I’m using the virtual-world of Minecraft as a metaphor for the real-world again.
How would an efficient programmer design a simple yet captivating virtual world? By inducing a constant state of high anxiety within the player.
Using Minecraft as an example, my emotions are most invested when I’m in survival-mode with the normal difficulty setting that allows for aggressive enemies. I build a small cave in the side of a mountain and stay indoors most of the time and I don’t explore too far beyond my home. In this mode, my known world is tiny and my resource requirements are minimal, I care only about maintaining my existence.
But when I’m in survival-mode with the difficulty set to peaceful, my known world increase substantially and my resource requirements grow rapidly. I care about exploration and the adventure of reaching faraway places. I also care about the creation of impressive structures, tall buildings with artistically placed materials.
And when I’m in creative-mode, my known world is at its most expansive state. My resource requirements are enormous as I build large structures within small cities. I have no care for hunger or falling or any other dangers, as they don’t exist, so novelty and artistic expression are needed for maintained interest. This mode obviously requires the most work from the game-designer.
For an even simpler example, hide-and-seek is a very minimal yet exciting game. Just sit still inside a dark closet for many minutes as you’re entertained by the thrill of the hunt. Fear is an all-consuming emotion that engages us completely. So if I don’t allow myself to be at least slightly frightened, then hide-and-seek loses its excitement — I’m just waiting around — boring.
We can therefore see that fear is an easy way to captivate players while utilizing minimal effort. And the things players fear need not ever exist, the game can simply allude to their existence. But what we as players must do, is properly balance that feeling of fear. We need to pull back on our emotional investment if the fear reaches a level we don’t enjoy.

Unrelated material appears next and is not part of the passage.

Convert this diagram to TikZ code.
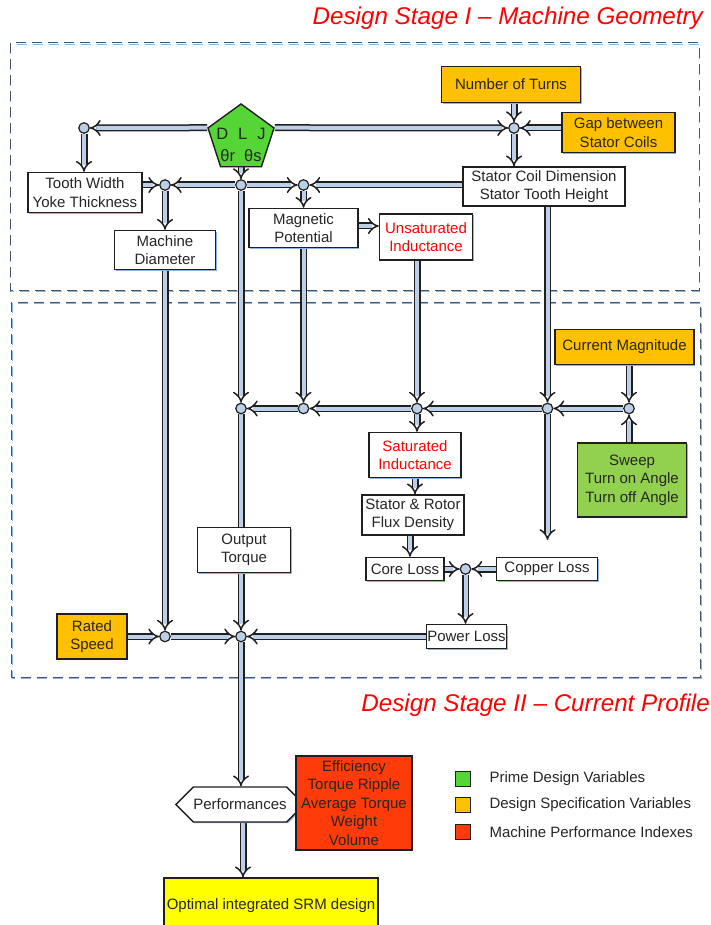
\documentclass[tikz,border=0pt]{standalone}
\usepackage{fontspec}
\setmainfont{Liberation Sans}
\usetikzlibrary{arrows.meta,shapes.geometric,shapes.symbols,shadows}
\definecolor{lineC}{HTML}{1F1F1F}
\definecolor{fillC}{HTML}{BCCFE6}
\definecolor{txtC}{HTML}{262626}
\definecolor{orangeC}{HTML}{FFC000}
\definecolor{sweepC}{HTML}{92D050}
\definecolor{pentC}{HTML}{55D636}
\definecolor{redF}{HTML}{FF3B0A}
\definecolor{yellowC}{HTML}{FFFF00}
\definecolor{redT}{HTML}{FF0000}
\definecolor{dashC}{HTML}{44546A}
\definecolor{shadC}{HTML}{8DB3E2}
\newcommand\bfs{\fontsize{15}{18.5}\selectfont}
\pgfdeclarelayer{bg}
\pgfdeclarelayer{lines}
\pgfsetlayers{bg,lines,main}
\begin{document}
\begin{tikzpicture}[x=1pt,y=-1pt,
  box/.style={draw=lineC, line width=1.4pt, fill=white, align=center, inner xsep=2pt, inner ysep=1pt,
    font=\bfs, text=txtC, drop shadow={shadow xshift=1.2pt, shadow yshift=-1.2pt, fill=shadC, opacity=1}},
  junc/.style={circle, draw=lineC, fill=fillC, line width=1.2pt, minimum size=10.5pt, inner sep=0pt},
  conn/.style={draw=lineC, line width=1.5pt, double=fillC, double distance=4pt},
  arr/.style={conn, -{Implies[scale=1.35]}},
  dbox/.style={draw=dashC, line width=1pt, dash pattern=on 10pt off 6pt},
  dsh/.style={draw=shadC, line width=0.8pt, dash pattern=on 10pt off 6pt},
  legsq/.style={draw=lineC, line width=1.3pt, minimum size=15pt, inner sep=0pt},
  legtext/.style={anchor=west, font=\fontsize{15}{17}\selectfont, text=txtC},
  title/.style={font=\fontsize{24.2}{28}\selectfont\itshape, text=redT, anchor=base east, inner sep=0pt}
]
\useasboundingbox (0,0) rectangle (711,925);

% stage frames
\begin{pgfonlayer}{bg}
\fill[white] (0,0) rectangle (711,925);
\draw[dsh] (10.8,44) rectangle (699.8,291);
\draw[dbox] (10,43) rectangle (699,290);
\draw[dsh] (12.3,303) rectangle (701.3,678);
\draw[dbox] (11.5,302) rectangle (700.5,677);
\end{pgfonlayer}

\node[title] (t1) at (703,25) {Design Stage I -- Machine Geometry};
\node[title] (t2) at (710,711) {Design Stage II -- Current Profile};

% pentagon
\node[regular polygon, regular polygon sides=5, minimum size=69.4pt, inner sep=0pt,
  draw=lineC, line width=1.4pt, fill=pentC] (pent) at (241,138.7) {};
\node[align=center, font=\fontsize{16.5}{22}\selectfont, text=txtC, inner sep=0pt] (ptext) at (241,145)
  {D\hspace{10pt}L\hspace{10pt}J\\θr\hspace{9pt}θs};

% boxes
\node[box, minimum width=139pt, minimum height=36pt, fill=orangeC] (nt) at (511,84.5) {Number of Turns};
\node[box, minimum width=113pt, minimum height=40pt, fill=orangeC] (gap) at (618.5,132.5) {Gap between\\Stator Coils};
\node[box, minimum width=162pt, minimum height=39pt] (sc) at (544,186.5) {Stator Coil Dimension\\Stator Tooth Height};
\node[box, minimum width=114pt, minimum height=40pt] (tw) at (85,192.5) {Tooth Width\\Yoke Thickness};
\node[box, minimum width=101pt, minimum height=39pt] (md) at (165,250) {Machine\\Diameter};
\node[box, minimum width=109pt, minimum height=39pt] (mp) at (303.5,228) {Magnetic\\Potential};
\node[box, minimum width=93pt, minimum height=46pt, text=redT] (un) at (426,237) {Unsaturated\\Inductance};
\node[box, minimum width=139pt, minimum height=35pt, fill=orangeC] (cm) at (624.5,347) {Current Magnitude};
\node[box, minimum width=109pt, minimum height=74pt, fill=sweepC] (sw) at (632,480) {Sweep\\Turn on Angle\\Turn off Angle};
\node[box, minimum width=92pt, minimum height=45pt, text=redT] (sat) at (415,455) {Saturated\\Inductance};
\node[box, minimum width=102pt, minimum height=40pt] (flux) at (413,515) {Stator \& Rotor\\Flux Density};
\node[box, minimum width=78pt, minimum height=23pt] (core) at (405,569) {Core Loss};
\node[box, minimum width=101pt, minimum height=23pt] (cop) at (547,569) {Copper Loss};
\node[box, minimum width=80pt, minimum height=24pt, inner xsep=0pt] (pl) at (466.5,636.5) {Power Loss};
\node[box, minimum width=93pt, minimum height=45pt] (ot) at (244,550) {Output\\Torque};
\node[box, minimum width=70pt, minimum height=45pt, fill=orangeC] (rs) at (92,636.5) {Rated\\Speed};
\node[signal, signal to=west and east, draw=lineC, line width=1.4pt, fill=white, font=\bfs, text=txtC,
  minimum width=120pt, minimum height=35pt, inner xsep=0pt,
  drop shadow={shadow xshift=1.2pt, shadow yshift=-1.2pt, fill=shadC, opacity=1}] (perf) at (240,804.5) {Performances};
\node[box, minimum width=116pt, minimum height=94pt, fill=redF, inner ysep=0pt] (idx) at (354,803) {Efficiency\\Torque Ripple\\Average Torque\\Weight\\Volume};
\node[box, minimum width=214pt, minimum height=56pt, fill=yellowC] (opt) at (271,906) {Optimal integrated SRM design};

% junctions
\node[junc] (J0) at (84,128) {};
\node[junc] (J1) at (514,128) {};
\node[junc] (J2) at (165,185) {};
\node[junc] (J3) at (241,185) {};
\node[junc] (J4) at (303.5,185) {};
\node[junc] (Ja) at (241,408.5) {};
\node[junc] (Jb) at (303.5,408.5) {};
\node[junc] (Jc) at (417,408.5) {};
\node[junc] (Jd) at (547.5,408.5) {};
\node[junc] (Je) at (629,408.5) {};
\node[junc] (Jl) at (465.5,569) {};
\node[junc] (Jf) at (165,636.5) {};
\node[junc] (Jg) at (241,636.5) {};
\coordinate (endc) at (547.5,540);

% legend
\node[legsq, fill=pentC] (lg1) at (463,779) {};
\node[legsq, fill=orangeC] (lg2) at (463,805) {};
\node[legsq, fill=redF] (lg3) at (463,832) {};
\node[legtext] (lt1) at (486,779) {Prime Design Variables};
\node[legtext] (lt2) at (486,805) {Design Specification Variables};
\node[legtext] (lt3) at (486,832) {Machine Performance Indexes};

% connectors
\begin{pgfonlayer}{lines}
\draw[arr] (pent.corner 2) -- (J0);
\draw[arr] (J0) -- (J0 |- tw.north);
\draw[arr] (pent.corner 5) -- (J1);
\draw[arr] (nt.south -| J1) -- (J1);
\draw[arr] (gap.west |- J1) -- (J1);
\draw[arr] (J1) -- (J1 |- sc.north);
\draw[arr] (J3 |- pent.south) -- (J3);
\draw[arr] (J3) -- (J2);
\draw[arr] (tw.east |- J2) -- (J2);
\draw[arr] (J2) -- (J2 |- md.north);
\draw[arr] (J3) -- (J4);
\draw[arr] (sc.west |- J4) -- (J4);
\draw[arr] (J4) -- (J4 |- mp.north);
\draw[arr] ([yshift=2pt]mp.east) -- ([yshift=2pt]mp.east -| un.west);
\draw[arr] (J3) -- (Ja);
\draw[arr] (mp.south -| Jb) -- (Jb);
\draw[arr] (un.south -| Jc) -- (Jc);
\draw[arr] (sc.south -| Jd) -- (Jd);
\draw[arr] (Jd) -- (endc);
\draw[arr] (cm.south -| Je) -- (Je);
\draw[arr] (sw.north -| Je) -- (Je);
\draw[arr] (Je) -- (Jd);
\draw[arr] (Jd) -- (Jc);
\draw[arr] (Jc) -- (Jb);
\draw[arr] (Jb) -- (Ja);
\draw[arr] (Jc) -- (Jc |- sat.north);
\draw[arr] (sat.south) -- (sat.south |- flux.north);
\draw[arr] ([xshift=-3pt]flux.south) -- ([xshift=-3pt]flux.south |- core.north);
\draw[arr] (core.east) -- (Jl);
\draw[arr] (cop.west) -- (Jl);
\draw[arr] (Jl) -- (Jl |- pl.north);
\draw[conn] (Ja) -- (Ja |- ot.north);
\draw[arr] (ot.south -| Jg) -- (Jg);
\draw[arr] (md.south) -- (Jf);
\draw[arr] (rs.east) -- (Jf);
\draw[arr] (Jf) -- (Jg);
\draw[arr] (pl.west) -- (Jg);
\draw[arr] (Jg) -- (Jg |- perf.north);
\draw[arr] ([xshift=3pt]perf.south) -- ([xshift=3pt]perf.south |- opt.north);
\end{pgfonlayer}
\end{tikzpicture}
\end{document}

We can readily assume that life is employing this same type of fear-induced captivation technique. For instance, I was taking life way too seriously and my anxiety levels were unenjoyably high. I then started distancing myself until my emotional state reached a manageable level – and I’m enjoying myself much more nowadays.
The way in which I distanced myself was to invest in the idea that the world is a computer simulation. Nothing is physically real, only a mirage. Some people might not need to go to that extreme, but for me it’s necessary. What this belief means is that I no longer maintain any fear. Scary thoughts still appear but they’re dismissed.
My physical surroundings haven’t changed, but the way in which I interpret stimuli has altered dramatically. In Minecraft terminology, I’m still in survival-mode with enemies on, and I’m still in my little cave, but I’m happier here. I no longer imagine zombies banging on my fragile wooden door. I sit relatively comfortably just entertaining myself.
But it’s a strange transitional place I’m at. In one sense, I don’t hear zombies moaning outside my door, yet every form of media I consume assures me that they’re there, just waiting to get me. I don’t want to completely disengage from the world, so I have to take everything with a grain of salt, devising ways to interpret things from a pleasant perspective.
Think about this though: boredom is a state we must always avoid, as it’s unbearably uncomfortable. Unless I can successfully entertain myself in creative-mode, I’m actually better off in survival-mode. Creative-mode remember, requires artistic expression and novelty. But I think I’m ready to handle it, so that’s my goal, getting into a creative-mode mindset.
To illustrate the difference, let’s go back to hide-and-seek. If I’m no longer using fear as a means to induce a thrilling time, I would need to entertain myself through the creative selection of hiding spots, or by tricking the seeker in some amusing way, or by imagining some humor in the situation.
An important aspect to keep in mind is the assumption that this computer simulation is designed for entertainment purposes only, not as a means to torture inhabitants through perpetual discomfort. The discomfort we feel is due to our own misunderstanding — and once righted, we’re free to engage the world in a more enjoyable way.